I think you see my point by now. I could go on and on about what isn’t included. If it is something well known like SSH for management purposes, I don’t need to include it in the list. It’s a given.
Special note on the TOR(Top of Rack) fabric extension.
While I primarily need 10Gig aggregation, another bonus is the ability to have 1Gig copper aggregation as well. However, I don’t want it all coming back to the chassis itself. The Nexus 7010 has the ability through the Nexus 5000’s(of which I already own several) to attach Nexus 2000 series fabric extenders that function as top of rack switches(although it’s not REALLY a switch). This is a nice bonus feature as I can aggregate a lot of copper connections back to 1 chassis without all the spaghetti wiring that is commonly seen in 6500’s and 4500’s. In the case of Brocade and Force10, they actually have the TOR extensions as nothing more than MRJ-21 patch panels. With 1 cable(which is the width of a pencil) per 6 copper ports, the amount of wiring coming back to the chassis is reduced tremendously.
Additionally, there is no power consumption at the top of the rack like there is with the Nexus 2000’s and it is a direct link to the top of rack connections unlike the Nexus model where I have an intermediate 5000 series switch in between.
One final note. The HP/H3C A12508 is listed on the HP site as the A12508, but when you click into the actual product page, it is listed as the S12508. These terms can be mixed and matched and mean the same chassis. I have chosen to use A12508 as the model number as much as possible in this post, but my previous post that mentioned the various switches used the letter “S” instead of “A”.

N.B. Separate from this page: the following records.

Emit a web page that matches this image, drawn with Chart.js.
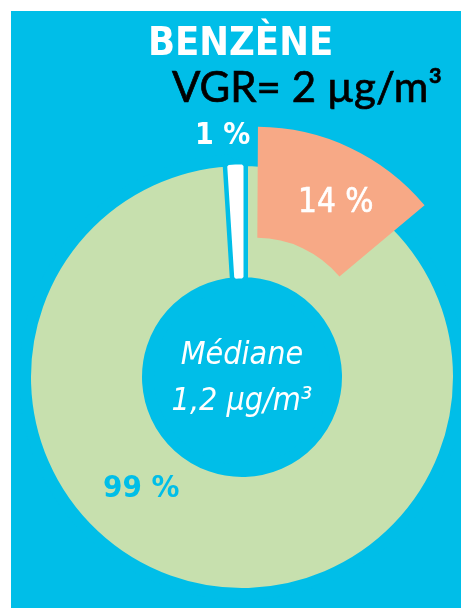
<!DOCTYPE html>
<html><head><meta charset="utf-8">
<script src="https://cdn.jsdelivr.net/npm/chart.js@4"></script>
<style>
html,body{margin:0;padding:0;background:#fff}
#wrap{position:relative;width:461px;height:608px;overflow:hidden}
#bg{position:absolute;left:11px;top:11px;right:0;bottom:0;background:#00BEE8}
canvas{position:absolute;left:0;top:0}
.t{position:absolute;white-space:nowrap;line-height:1;font-family:"DejaVu Sans Condensed","DejaVu Sans",sans-serif}
#title{left:148px;top:22px;font-size:39.5px;font-weight:bold;color:#fff}
#vgr{left:172px;top:65px;font-size:42px;font-family:Lato,sans-serif;color:#000;-webkit-text-stroke:0.7px #000}
#lblSmall{left:195px;top:119px;font-size:30px;font-weight:bold;color:#fff}
#lblHigh{left:298px;top:184px;font-size:33px;color:#fff;-webkit-text-stroke:0.6px #fff}
#lblMain{left:103px;top:471px;font-size:31px;font-weight:bold;color:#00BEE8}
.c{left:142px;width:200px;text-align:center;font-style:italic;font-size:32px;color:#fff}
#med1{top:337px}
#med2{top:383px}
</style></head><body>
<div id="wrap">
<div id="bg"></div>
<canvas id="ring" width="461" height="608"></canvas>
<canvas id="over" width="461" height="608"></canvas>
<div class="t" id="title">BENZÈNE</div>
<div class="t" id="vgr">VGR= 2 µg/m³</div>
<div class="t" id="lblSmall"></div>
<div class="t" id="lblHigh"></div>
<div class="t" id="lblMain"></div>
<div class="t c" id="med1">Médiane</div>
<div class="t c" id="med2">1,2 µg/m³</div>
</div>
<script>
// Data
const ringLabels = ['≤ VGR', '> VGR'];
const ringValues = [99, 1];          // %
const highlightLabel = 'Part mise en évidence';
const highlightValue = 14;           // %

const blue = '#00BEE8', green = '#C7E0AE', white = '#FFFFFF', salmon = '#F7A986';
const R = 211, r = 100, gap = 12;
const pad = {left: 23, right: 0, top: 146, bottom: 0};

const common = {
  responsive: false, animation: false, events: [],
  layout: {padding: pad},
  plugins: {legend: {display: false}, tooltip: {enabled: false}}
};

new Chart(document.getElementById('ring'), {
  type: 'doughnut',
  data: {labels: ringLabels, datasets: [{
    data: ringValues,
    backgroundColor: [green, 'rgba(0,0,0,0)'],
    borderColor: blue,
    borderWidth: [gap, 0],
    clip: false
  }]},
  options: Object.assign({}, common, {
    radius: R + gap / 2,
    cutout: ((r - gap / 2) / (R + gap / 2) * 100) + '%'
  })
});

const rest = 100 - highlightValue - ringValues[1];
new Chart(document.getElementById('over'), {
  type: 'doughnut',
  data: {labels: [highlightLabel, '', ringLabels[1]], datasets: [{
    data: [highlightValue, rest, ringValues[1]],
    backgroundColor: [salmon, 'rgba(0,0,0,0)', white],
    borderColor: [salmon, 'rgba(0,0,0,0)', white],
    borderWidth: [0, 0, 3],
    offset: [138, 0, 0],
    clip: false
  }]},
  options: Object.assign({}, common, {
    radius: R,
    cutout: (r / R * 100) + '%'
  })
});

document.getElementById('lblSmall').textContent = ringValues[1] + ' %';
document.getElementById('lblHigh').textContent = highlightValue + ' %';
document.getElementById('lblMain').textContent = ringValues[0] + ' %';
</script>
</body></html>
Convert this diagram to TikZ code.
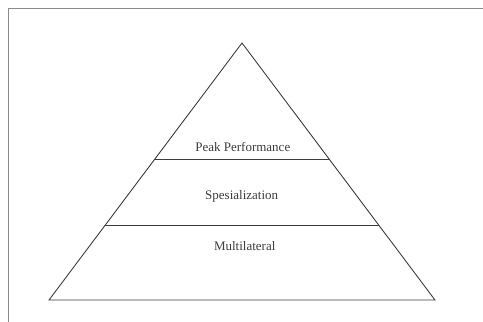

I plan on posting a few more thoughts on this process as it pertains to specific platforms. I was awed by several of the platforms, not just by the hardware itself, but by the approach the company is taking to the data center in general. Any of these platforms will do the job I need them to do. Some will do that job a lot better than others. As for cost, I have only seen numbers on a few of the platforms. That’s something that is important, but not the most important. You can read my previous post on this for more clarification on what my thought process is.
Remember that I am not claiming to be an expert in regards to any of these platforms. I have done many hours of research on them, but there is a chance that some information in this PDF file will be wrong. If you see any glaring errors, please let me know. I promise you won’t hurt my feelings. If anything is marked “Unknown”, rest assured that I looked at every possible piece of literature on the website that I could reasonably find. If you managed to read this far in the post, the file is below. Enjoy!
*****Update – The Juniper 8200 series does support multi-chassis link aggregation. It just requires another piece to make it work. The XRE200 External Routing Engine gives the 8200 this capability. Thanks to Abner Germanow from Juniper for clarifying that!